I'm no foe of research, but I am grateful for the hangout aspect of libraries as well. As Caitlin Moran perfectly states, "A library in the middle of a community is a cross between an emergency exit, a life raft and a festival." I'm lucky to live in a city where I can take my family on the subway and go to a main branch that is an architectural work of art, where we can attend world-class lectures and exhibits. But I'm happiest on the long afternoons I spend in our small uptown branch. I like being among the people who come to my branch for English language classes, the retirees who sit and read the newspaper, the rowdy kids who are killing time before they go home, and moms of young children reading their tots Ezra Jack Keats. My library is rarely quiet. I like it that way. It crackles with life.
And I still buy books, but they're a very special luxury in a typically New York City life in which money and apartment space are both in short supply. I'm sure someday I'll get around to getting a Kindle or an iPad, but right now, I'm content with the smell and the texture of paper books, especially the from-the-library kind. I love knowing the book I have for a little while is on a journey through many different hands. I love finding the receipts and the postcards inside them, and imagining who they belonged to. I like the connection. Reading is solitary but libraries are shared.
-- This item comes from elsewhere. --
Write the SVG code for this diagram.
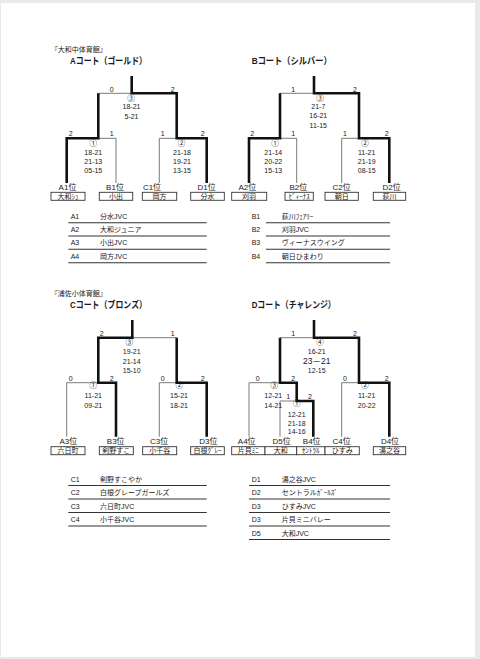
<svg xmlns="http://www.w3.org/2000/svg" width="480" height="659" viewBox="0 0 480 659">
<style>
.t{font-family:"Liberation Sans","Noto Sans CJK JP",sans-serif;fill:#1a1a1a}
.sc{font-size:7px;text-anchor:middle}
.cn{font-size:7.5px;text-anchor:middle}
.lab{font-size:8px;text-anchor:middle}
.bt{font-size:7px;text-anchor:middle}
.ttl{font-size:9.5px;font-weight:bold}
.hall{font-size:7px}
.tb{font-size:7px}
.thick{stroke:#111;stroke-width:2.6;fill:none;stroke-linejoin:miter}
.thin{stroke:#7a7a7a;stroke-width:1;fill:none}
.box{fill:#fff;stroke:#333;stroke-width:0.9}
.rl{stroke:#333;stroke-width:1.1}
</style>
<rect width="480" height="659" fill="#e9e9e9"/>
<rect x="1" y="3" width="474" height="654" fill="#fff"/>

<!-- headings -->
<g id="headings">
<text class="t hall" x="50.7" y="51.5">『大和中体育館』</text>
<text class="t ttl" x="70" y="63.5" textLength="77" lengthAdjust="spacingAndGlyphs">Aコート（ゴールド）</text>
<text class="t ttl" x="251.7" y="63.5" textLength="80" lengthAdjust="spacingAndGlyphs">Bコート（シルバー）</text>
<text class="t hall" x="50.7" y="296">『浦佐小体育館』</text>
<text class="t ttl" x="70" y="308" textLength="77" lengthAdjust="spacingAndGlyphs">Cコート（ブロンズ）</text>
<text class="t ttl" x="251.7" y="308" textLength="84" lengthAdjust="spacingAndGlyphs">Dコート（チャレンジ）</text>
</g>

<!-- connectors -->
<g id="connectors">
<!-- A court -->
<path class="thin" d="M116 183V138.3H98.3M159.3 183V138.3H176.7M98.3 93.3H131.7"/>
<path class="thick" d="M66.7 183V138.3H98.3V93.3"/>
<path class="thick" d="M206.7 183V138.3H176.7V93.3H131.7V76"/>
<!-- B court -->
<path class="thin" d="M296.7 183V138.3H280M341.7 183V138.3H359M280 93.3H314"/>
<path class="thick" d="M249 183V138.3H280V93.3"/>
<path class="thick" d="M389.3 183V138.3H359V93.3H314V76"/>
<!-- C court -->
<path class="thin" d="M66.7 436.7V382.7H98.3M159.3 436.7V382.7H176.7M132.3 337.7H176.7"/>
<path class="thick" d="M116 436.7V382.7H98.3V337.7H132.3V320"/>
<path class="thick" d="M206.7 436.7V382.7H176.7V337.7"/>
<!-- D court -->
<path class="thin" d="M280 337.7H314M249 436.7V382.7H280M280 436.7V401H296.7M341.7 436.7V382.7H359"/>
<path class="thick" d="M313.3 436.7V401H296.7V382.7H280V337.7"/>
<path class="thick" d="M389.3 436.7V382.7H359V337.7H314V320"/>
</g>

<!-- A court matches -->
<g id="A-final">
<text class="t sc" x="111.7" y="92">0</text><text class="t sc" x="172.7" y="92">2</text>
<text class="t cn" x="131" y="101">③</text>
<text class="t sc" x="131.5" y="109.2">18-21</text><text class="t sc" x="131.5" y="118.5">5-21</text>
</g>
<g id="A-m1">
<text class="t sc" x="70.7" y="136">2</text><text class="t sc" x="111.7" y="136">1</text>
<text class="t cn" x="93.3" y="146">①</text>
<text class="t sc" x="93.3" y="154.8">18-21</text><text class="t sc" x="93.3" y="163.5">21-13</text><text class="t sc" x="93.3" y="172.5">05-15</text>
</g>
<g id="A-m2">
<text class="t sc" x="162.7" y="136">1</text><text class="t sc" x="202.7" y="136">2</text>
<text class="t cn" x="181.5" y="146">②</text>
<text class="t sc" x="182" y="154.8">21-18</text><text class="t sc" x="182" y="163.5">19-21</text><text class="t sc" x="182" y="172.5">13-15</text>
</g>

<!-- B court matches -->
<g id="B-final">
<text class="t sc" x="293.3" y="92">1</text><text class="t sc" x="355" y="92">2</text>
<text class="t cn" x="320" y="101">③</text>
<text class="t sc" x="318.3" y="109.2">21-7</text><text class="t sc" x="318.3" y="118.2">16-21</text><text class="t sc" x="318.3" y="127.5">11-15</text>
</g>
<g id="B-m1">
<text class="t sc" x="252.3" y="136">2</text><text class="t sc" x="293.3" y="136">1</text>
<text class="t cn" x="275" y="146">①</text>
<text class="t sc" x="273.3" y="154.8">21-14</text><text class="t sc" x="273.3" y="163.5">20-22</text><text class="t sc" x="273.3" y="172.5">15-13</text>
</g>
<g id="B-m2">
<text class="t sc" x="345" y="136">1</text><text class="t sc" x="386.7" y="136">2</text>
<text class="t cn" x="365" y="146">②</text>
<text class="t sc" x="366.7" y="154.8">11-21</text><text class="t sc" x="366.7" y="163.5">21-19</text><text class="t sc" x="366.7" y="172.5">08-15</text>
</g>

<!-- C court matches -->
<g id="C-final">
<text class="t sc" x="101.7" y="335.5">2</text><text class="t sc" x="172.7" y="335.5">1</text>
<text class="t cn" x="129.3" y="345">③</text>
<text class="t sc" x="131.7" y="354.2">19-21</text><text class="t sc" x="131.7" y="363.5">21-14</text><text class="t sc" x="131.7" y="372.5">15-10</text>
</g>
<g id="C-m1">
<text class="t sc" x="70.7" y="381">0</text><text class="t sc" x="111.7" y="381">2</text>
<text class="t cn" x="93.3" y="388">①</text>
<text class="t sc" x="93.3" y="397.5">11-21</text><text class="t sc" x="93.3" y="407.5">09-21</text>
</g>
<g id="C-m2">
<text class="t sc" x="162.7" y="381">0</text><text class="t sc" x="202.7" y="381">2</text>
<text class="t cn" x="179.3" y="388">②</text>
<text class="t sc" x="179" y="397.5">15-21</text><text class="t sc" x="179" y="407.5">18-21</text>
</g>

<!-- D court matches -->
<g id="D-final">
<text class="t sc" x="293.3" y="335.5">1</text><text class="t sc" x="355" y="335.5">2</text>
<text class="t cn" x="320" y="345">④</text>
<text class="t sc" x="316.7" y="354.2">16-21</text>
<text class="t" x="316.7" y="364" text-anchor="middle" font-size="8.5">23－21</text>
<text class="t sc" x="316.7" y="372.5">12-15</text>
</g>
<g id="D-m3">
<text class="t sc" x="257.7" y="381">0</text><text class="t sc" x="293.3" y="381">2</text>
<text class="t cn" x="274.3" y="388">③</text>
<text class="t sc" x="273.3" y="397.5">12-21</text><text class="t sc" x="273.3" y="407.5">14-21</text>
</g>
<g id="D-m1">
<text class="t sc" x="288.3" y="399.3">1</text><text class="t sc" x="310" y="399.3">2</text>
<text class="t cn" x="296.7" y="405.5">①</text>
<text class="t sc" x="296.7" y="416.8">12-21</text><text class="t sc" x="296.7" y="425.8">21-18</text><text class="t sc" x="296.7" y="434.4">14-16</text>
</g>
<g id="D-m2">
<text class="t sc" x="345" y="381">0</text><text class="t sc" x="386.7" y="381">2</text>
<text class="t cn" x="365" y="388">②</text>
<text class="t sc" x="366.7" y="397.5">11-21</text><text class="t sc" x="366.7" y="407.5">20-22</text>
</g>

<!-- team nodes, top row -->
<g id="team-A1"><text class="t lab" x="67.5" y="190">A1位</text><rect class="box" x="51" y="192.3" width="34" height="8"/><text class="t bt" x="68" y="199">大和ｼｭ</text></g>
<g id="team-B1"><text class="t lab" x="115" y="190">B1位</text><rect class="box" x="99.3" y="192.3" width="33.4" height="8"/><text class="t bt" x="116" y="199">小出</text></g>
<g id="team-C1"><text class="t lab" x="152" y="190">C1位</text><rect class="box" x="142.3" y="192.3" width="34.4" height="8"/><text class="t bt" x="159.5" y="199">岡方</text></g>
<g id="team-D1"><text class="t lab" x="206.7" y="190">D1位</text><rect class="box" x="190.7" y="192.3" width="33.6" height="8"/><text class="t bt" x="207.5" y="199">分水</text></g>
<g id="team-A2"><text class="t lab" x="247.3" y="190">A2位</text><rect class="box" x="231.7" y="192.3" width="35" height="8"/><text class="t bt" x="249" y="199">刈羽</text></g>
<g id="team-B2"><text class="t lab" x="298.3" y="190">B2位</text><rect class="box" x="285" y="192.3" width="28.3" height="8"/><text class="t bt" x="299.2" y="199">ﾋﾞｨｰﾅｽ</text></g>
<g id="team-C2"><text class="t lab" x="341.7" y="190">C2位</text><rect class="box" x="325" y="192.3" width="33.3" height="8"/><text class="t bt" x="341.7" y="199">朝日</text></g>
<g id="team-D2"><text class="t lab" x="391.7" y="190">D2位</text><rect class="box" x="373.3" y="192.3" width="32.4" height="8"/><text class="t bt" x="389.5" y="199">荻川</text></g>

<!-- team nodes, bottom row -->
<g id="team-A3"><text class="t lab" x="68.3" y="444">A3位</text><rect class="box" x="51" y="446.7" width="34" height="8"/><text class="t bt" x="68" y="453.4">六日町</text></g>
<g id="team-B3"><text class="t lab" x="115.7" y="444">B3位</text><rect class="box" x="99.3" y="446.7" width="34" height="8"/><text class="t bt" x="116.3" y="453.4">剣野すこ</text></g>
<g id="team-C3"><text class="t lab" x="159.2" y="444">C3位</text><rect class="box" x="142.7" y="446.7" width="34" height="8"/><text class="t bt" x="159.7" y="453.4">小千谷</text></g>
<g id="team-D3"><text class="t lab" x="208.3" y="444">D3位</text><rect class="box" x="190.7" y="446.7" width="33.6" height="8"/><text class="t bt" x="207.5" y="453.4">白根ｸﾞﾚｰ</text></g>
<g id="team-A4"><text class="t lab" x="246.7" y="444">A4位</text><rect class="box" x="231.7" y="446.7" width="33.3" height="8"/><text class="t bt" x="248.3" y="453.4">片貝ﾐﾆ</text></g>
<g id="team-D5"><text class="t lab" x="281.7" y="444">D5位</text><rect class="box" x="265" y="446.7" width="31.7" height="8"/><text class="t bt" x="280.8" y="453.4">大和</text></g>
<g id="team-B4"><text class="t lab" x="311.7" y="444">B4位</text><rect class="box" x="296.7" y="446.7" width="28.3" height="8"/><text class="t bt" x="310.8" y="453.4">ｾﾝﾄﾗﾙ</text></g>
<g id="team-C4"><text class="t lab" x="341.7" y="444">C4位</text><rect class="box" x="325" y="446.7" width="34.3" height="8"/><text class="t bt" x="342.2" y="453.4">ひすみ</text></g>
<g id="team-D4"><text class="t lab" x="390" y="444">D4位</text><rect class="box" x="373.3" y="446.7" width="32.4" height="8"/><text class="t bt" x="389.5" y="453.4">湯之谷</text></g>

<!-- tables -->
<g id="table-A">
<text class="t tb" x="70.7" y="218.5">A1</text><text class="t tb" x="100" y="218.5">分水JVC</text>
<text class="t tb" x="70.7" y="231.8">A2</text><text class="t tb" x="100" y="231.8">大和ジュニア</text>
<text class="t tb" x="70.7" y="245.2">A3</text><text class="t tb" x="100" y="245.2">小出JVC</text>
<text class="t tb" x="70.7" y="258.5">A4</text><text class="t tb" x="100" y="258.5">岡方JVC</text>
<path class="rl" d="M68.3 222.7H206.7M68.3 236H206.7M68.3 249.3H206.7M68.3 262.7H206.7"/>
</g>
<g id="table-B">
<text class="t tb" x="251.7" y="218.5">B1</text><text class="t tb" x="281.7" y="218.5">荻川ﾌｪｱﾘｰ</text>
<text class="t tb" x="251.7" y="231.8">B2</text><text class="t tb" x="281.7" y="231.8">刈羽JVC</text>
<text class="t tb" x="251.7" y="245.2">B3</text><text class="t tb" x="281.7" y="245.2">ヴィーナスウイング</text>
<text class="t tb" x="251.7" y="258.5">B4</text><text class="t tb" x="281.7" y="258.5">朝日ひまわり</text>
<path class="rl" d="M266 222.7H390M266 236H390M266 249.3H390M266 262.7H390"/>
</g>
<g id="table-C">
<text class="t tb" x="70.7" y="481.8">C1</text><text class="t tb" x="100" y="481.8">剣野すこやか</text>
<text class="t tb" x="70.7" y="495.3">C2</text><text class="t tb" x="100" y="495.3">白根グレープガールズ</text>
<text class="t tb" x="70.7" y="508.8">C3</text><text class="t tb" x="100" y="508.8">六日町JVC</text>
<text class="t tb" x="70.7" y="522.3">C4</text><text class="t tb" x="100" y="522.3">小千谷JVC</text>
<path class="rl" d="M68.3 485.5H206.7M68.3 499H206.7M68.3 512.5H206.7M68.3 526H206.7"/>
</g>
<g id="table-D">
<text class="t tb" x="251.7" y="481.8">D1</text><text class="t tb" x="281.7" y="481.8">湯之谷JVC</text>
<text class="t tb" x="251.7" y="495.3">D2</text><text class="t tb" x="281.7" y="495.3">セントラルｶﾞｰﾙｽﾞ</text>
<text class="t tb" x="251.7" y="508.8">D3</text><text class="t tb" x="281.7" y="508.8">ひすみJVC</text>
<text class="t tb" x="251.7" y="522.3">D3</text><text class="t tb" x="281.7" y="522.3">片貝ミニバレー</text>
<text class="t tb" x="251.7" y="535.8">D5</text><text class="t tb" x="281.7" y="535.8">大和JVC</text>
<path class="rl" d="M249 485.5H390M249 499H390M249 512.5H390M249 526H390M249 539.5H390"/>
</g>
</svg>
Once, during a difficult period when I was looking for answers, I took out a self-help book and found a sweet, supportive letter to the next person who needed it tucked within. The note ended with an encouraging "Good luck to you!" and it made me smile when I read it. The book itself, it turned out, wasn't that hot. But the note got me through. And when I returned the book to the library I left the message there, for the next person who checked it out.